I hope now everything it’s clear and my review was strictly for applying current principles used when writing BEMAN_STANDARD.md and its rules. IMO, beman-tidy should not be relevant here. My current understanding and expectation, is to also check same things if somebody will ask me to manually check if beman.$new_library is Beman Standard compliant (e.g., I expect the exact format for the README file). So same result for manual and automated checking.

I think determining what principle we should use here might become more important as we develop our documentation system further,

If we want to change the principles, that’s other story.
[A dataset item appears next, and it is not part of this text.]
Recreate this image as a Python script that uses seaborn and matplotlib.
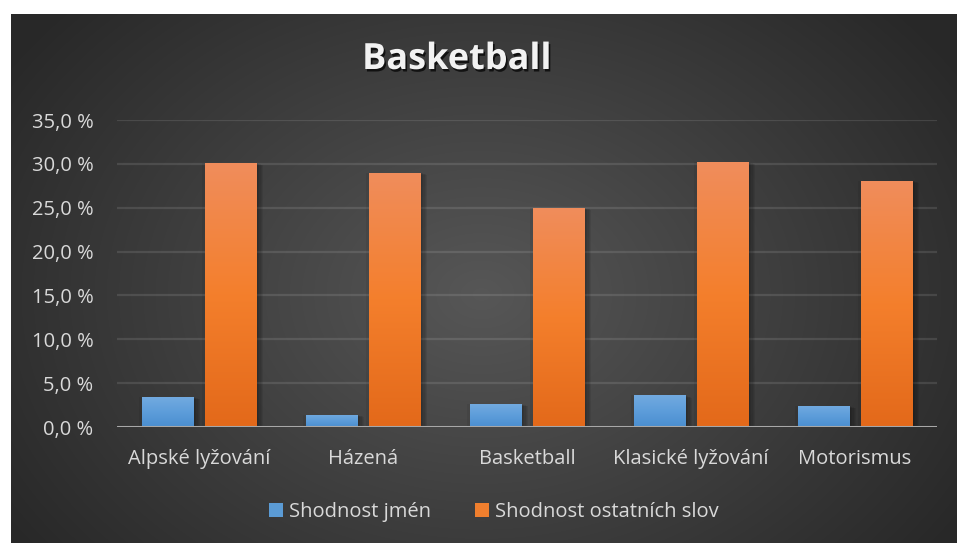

Strict Consistency Benefits:

  • Reduced cognitive cost for a developer trying to figure out how to word something.
  • Simplified and more accurate tooling.
  • Less variability in wording quality.
  • Easier to make cross-Beman changes.
    Lax Consistency Benefits:
  • Authors enjoy more freedom of self-expression
  • Exceptional cases are better handled. (e.g. in the case where someone wants to call out different parts of the library falling under different licenses)
  • More opportunities to innovate on a smaller scale, which can then gain organic adoption elsewhere.
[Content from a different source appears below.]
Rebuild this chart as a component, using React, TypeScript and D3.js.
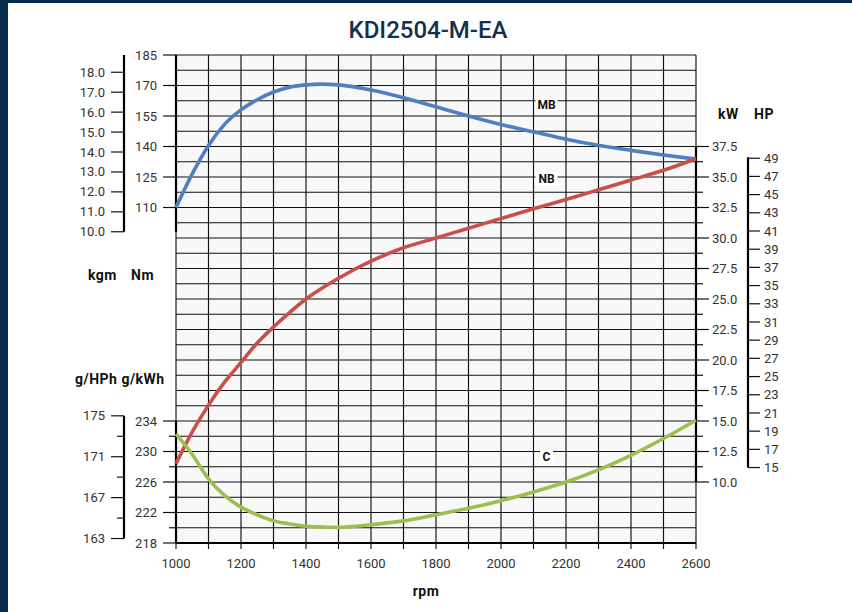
import * as d3 from 'd3';

// engine speed samples (rpm)
const rpm = [1000, 1050, 1100, 1150, 1200, 1250, 1300, 1350, 1400, 1450, 1500, 1600, 1700, 1800, 1900, 2000, 2100, 2200, 2300, 2400, 2500, 2600];
// MB - torque (Nm)
const torqueNm = [110, 126.5, 140.5, 151, 158, 163, 166.8, 169.2, 170.3, 170.7, 170.3, 167.8, 164, 159.5, 155, 150.8, 147.2, 143.6, 140.6, 138.1, 135.8, 133.8];
// NB - power (kW)
const powerKw = [11.5, 14.1, 16.3, 18.2, 19.8, 21.4, 22.7, 23.9, 25.0, 25.9, 26.7, 28.1, 29.2, 30.0, 30.8, 31.6, 32.4, 33.15, 33.95, 34.75, 35.55, 36.5];
// C - specific fuel consumption (g/kWh)
const consumption = [232.3, 229.6, 226.4, 224.2, 222.7, 221.7, 220.9, 220.5, 220.2, 220.1, 220.05, 220.4, 220.9, 221.7, 222.55, 223.55, 224.7, 226.0, 227.6, 229.5, 231.7, 234.1];

const rpmGrid = d3.range(1000, 2601, 100);
const rpmLabels = d3.range(1000, 2601, 200);
const nmTicks = [185, 170, 155, 140, 125, 110];
const kgmTicks = [18, 17, 16, 15, 14, 13, 12, 11, 10];
const kwTicks = [37.5, 35, 32.5, 30, 27.5, 25, 22.5, 20, 17.5, 15, 12.5, 10];
const kwMinor = [36.25, 33.75, 31.25, 28.75, 26.25, 23.75, 21.25, 18.75, 16.25, 13.75, 11.25];
const hpTicks = d3.range(15, 50, 2);
const gkwhTicks = [234, 230, 226, 222, 218];
const gkwhMinor = [232, 228, 224, 220];
const ghphTicks = [175, 171, 167, 163];
const ghphMinor = [173, 169, 165];

const W = 852;
const H = 612;
const left = 176;
const right = 696;
const top = 55;
const bottom = 543;
const rows = d3.range(0, 33);

const NM_PER_KGM = 9.80665;
const KW_PER_HP = 0.7457;

const font = 'Roboto, "Liberation Sans", sans-serif';
const textCol = '#333';

export default function App() {
  const x = d3.scaleLinear().domain([1000, 2600]).range([left, right]);
  const yRow = d3.scaleLinear().domain([0, 32]).range([top, bottom]);
  const yNm = d3.scaleLinear().domain([185, 110]).range([yRow(0), yRow(10)]);
  const yKw = d3.scaleLinear().domain([37.5, 10]).range([yRow(6), yRow(28)]);
  const yC = d3.scaleLinear().domain([234, 218]).range([yRow(24), yRow(32)]);
  const yKgm = (v: number) => yNm(v * NM_PER_KGM);
  const yHp = (v: number) => yKw(v * KW_PER_HP);
  const yGhph = (v: number) => yC(v / KW_PER_HP);

  const line = (ys: number[], sc: (v: number) => number) =>
    d3
      .line<number>()
      .x((_, i) => x(rpm[i]))
      .y((v) => sc(v))
      .curve(d3.curveMonotoneX)(ys) ?? '';

  const curves = [
    { d: line(torqueNm, yNm), color: '#4f7ec1' },
    { d: line(powerKw, yKw), color: '#c94f48' },
    { d: line(consumption, yC), color: '#9cbf50' },
  ];

  const tags = [
    { text: 'MB', x: x(2140), y: yNm(160.6) },
    { text: 'NB', x: x(2140), y: yKw(34.85) },
    { text: 'C', x: x(2140), y: yC(229.3) },
  ];

  return (
    <svg
      width={W}
      height={H}
      style={{ position: 'absolute', left: 0, top: 0, fontFamily: font }}
    >
      <rect x={0} y={0} width={W} height={H} fill="#fff" />
      {/* frame */}
      <rect x={0} y={0} width={W} height={3} fill="#062a4b" />
      <rect x={0} y={0} width={8} height={H} fill="#062a4b" />

      <text x={428} y={38} textAnchor="middle" fontSize={24} fontWeight={500} fill="#14304f">
        KDI2504-M-EA
      </text>

      {/* plot area */}
      <rect x={left} y={top} width={right - left} height={bottom - top} fill="#f8f8f8" />
      <g stroke="#111" strokeWidth={1.15}>
        {rows.map((r) => (
          <line key={'h' + r} x1={left} x2={right} y1={yRow(r)} y2={yRow(r)} />
        ))}
        {rpmGrid.map((v) => (
          <line key={'v' + v} x1={x(v)} x2={x(v)} y1={top} y2={bottom + 6} />
        ))}
      </g>

      {/* thick edges */}
      <g stroke="#000" strokeWidth={2.2}>
        <line x1={left} x2={left} y1={yNm(185)} y2={yKgm(10)} />
        <line x1={left} x2={left} y1={yC(234)} y2={bottom} />
        <line x1={right} x2={right} y1={yKw(37.5)} y2={yKw(10)} />
        <line x1={left} x2={right} y1={bottom} y2={bottom} />
      </g>

      {/* Nm axis */}
      <g>
        {nmTicks.map((t) => (
          <g key={t}>
            <line x1={163} x2={left} y1={yNm(t)} y2={yNm(t)} stroke="#111" strokeWidth={1.2} />
            <text x={157} y={yNm(t)} dy="0.35em" textAnchor="end" fontSize={13} fill={textCol}>
              {t}
            </text>
          </g>
        ))}
      </g>

      {/* kgm axis */}
      <g>
        <line x1={124} x2={124} y1={yNm(185)} y2={yKgm(10)} stroke="#000" strokeWidth={2.2} />
        {kgmTicks.map((t) => (
          <g key={t}>
            <line x1={111} x2={124} y1={yKgm(t)} y2={yKgm(t)} stroke="#111" strokeWidth={1.2} />
            <text x={105} y={yKgm(t)} dy="0.35em" textAnchor="end" fontSize={13} fill={textCol}>
              {t.toFixed(1)}
            </text>
          </g>
        ))}
      </g>

      {/* g/kWh axis */}
      <g>
        {gkwhTicks.map((t) => (
          <g key={t}>
            <line x1={163} x2={left} y1={yC(t)} y2={yC(t)} stroke="#111" strokeWidth={1.2} />
            <text x={157} y={yC(t)} dy="0.35em" textAnchor="end" fontSize={13} fill={textCol}>
              {t}
            </text>
          </g>
        ))}
        {gkwhMinor.map((t) => (
          <line key={t} x1={169} x2={left} y1={yC(t)} y2={yC(t)} stroke="#111" strokeWidth={1.2} />
        ))}
      </g>

      {/* g/HPh axis */}
      <g>
        <line x1={124} x2={124} y1={yGhph(175)} y2={yGhph(163)} stroke="#000" strokeWidth={2.2} />
        {ghphTicks.map((t) => (
          <g key={t}>
            <line x1={111} x2={124} y1={yGhph(t)} y2={yGhph(t)} stroke="#111" strokeWidth={1.2} />
            <text x={105} y={yGhph(t)} dy="0.35em" textAnchor="end" fontSize={13} fill={textCol}>
              {t}
            </text>
          </g>
        ))}
        {ghphMinor.map((t) => (
          <line key={t} x1={117} x2={124} y1={yGhph(t)} y2={yGhph(t)} stroke="#111" strokeWidth={1.2} />
        ))}
      </g>

      {/* kW axis */}
      <g>
        {kwTicks.map((t) => (
          <g key={t}>
            <line x1={right} x2={709} y1={yKw(t)} y2={yKw(t)} stroke="#111" strokeWidth={1.2} />
            <text x={712} y={yKw(t)} dy="0.35em" fontSize={13} fill={textCol}>
              {t.toFixed(1)}
            </text>
          </g>
        ))}
        {kwMinor.map((t) => (
          <line key={t} x1={right} x2={703} y1={yKw(t)} y2={yKw(t)} stroke="#111" strokeWidth={1.2} />
        ))}
      </g>

      {/* HP axis */}
      <g>
        <line x1={748} x2={748} y1={yHp(15)} y2={yHp(49) - 1} stroke="#000" strokeWidth={2.2} />
        {hpTicks.map((t) => (
          <g key={t}>
            <line x1={748} x2={760} y1={yHp(t)} y2={yHp(t)} stroke="#111" strokeWidth={1.2} />
            <text x={764} y={yHp(t)} dy="0.35em" fontSize={13} fill={textCol}>
              {t}
            </text>
          </g>
        ))}
      </g>

      {/* rpm axis */}
      {rpmLabels.map((t) => (
        <text key={t} x={x(t)} y={568} textAnchor="middle" fontSize={13} fill={textCol}>
          {t}
        </text>
      ))}

      {/* axis titles */}
      <g fontSize={14} fontWeight={700} fill="#111" letterSpacing={0.5}>
        <text x={88} y={280}>kgm</text>
        <text x={131} y={280}>Nm</text>
        <text x={75} y={384}>g/HPh g/kWh</text>
        <text x={718} y={119}>kW</text>
        <text x={754} y={119}>HP</text>
        <text x={426} y={596} textAnchor="middle">rpm</text>
      </g>

      {/* curves */}
      {curves.map((c, i) => (
        <path key={i} d={c.d} fill="none" stroke={c.color} strokeWidth={3.6} strokeLinejoin="round" />
      ))}

      {/* curve tags */}
      {tags.map((t) => (
        <g key={t.text}>
          <rect
            x={t.x - (t.text.length * 9 + 4) / 2}
            y={t.y - 7}
            width={t.text.length * 9 + 4}
            height={14}
            fill="#fff"
          />
          <text x={t.x} y={t.y} dy="0.36em" textAnchor="middle" fontSize={12} fontWeight={700} fill="#111">
            {t.text}
          </text>
        </g>
      ))}
    </svg>
  );
}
I agree with this comparison, BUT do note that we have some special cases IMO.
We have 3 types of docs in Beman:

  1. library docs what an author will put inside docs/ in library’s repo - here we just mandate to be in docs/. NO other rule at all for the moment.
  2. Root README.md inside library’s repo.
    2.1. There are some sections where we right now we mandate a content (e.g., SPDX identifier, followed by title, followed by library short description, followed by implements line, followed by status line, and now followed by License section, which only mandates first line).
    2.2. Rest of the sections in the README are free-form.
  1. docs in beman/repo - e.g. BEMAN_STANDARD.md

IMO, 2.1. and 3. must fall into the Strict Consistency category, because we must not allow basic and common data, like implements line, to have divergent format across libraries. Think about how bad would be when then project scales.

A second argument:

  • 2.1. does not change to often! Most likely it’s only about bootstrap, and then maybe put a new badge or change library status.
  • 3 does not change too often, and not by all people. If people don’t know strict rules for this docs , review will solve the issue.

TLDR: Docs which do not affect lots of library devs OR do not change very often → Strict consistency. Other docs can be in relaxed category, depending on their purpose.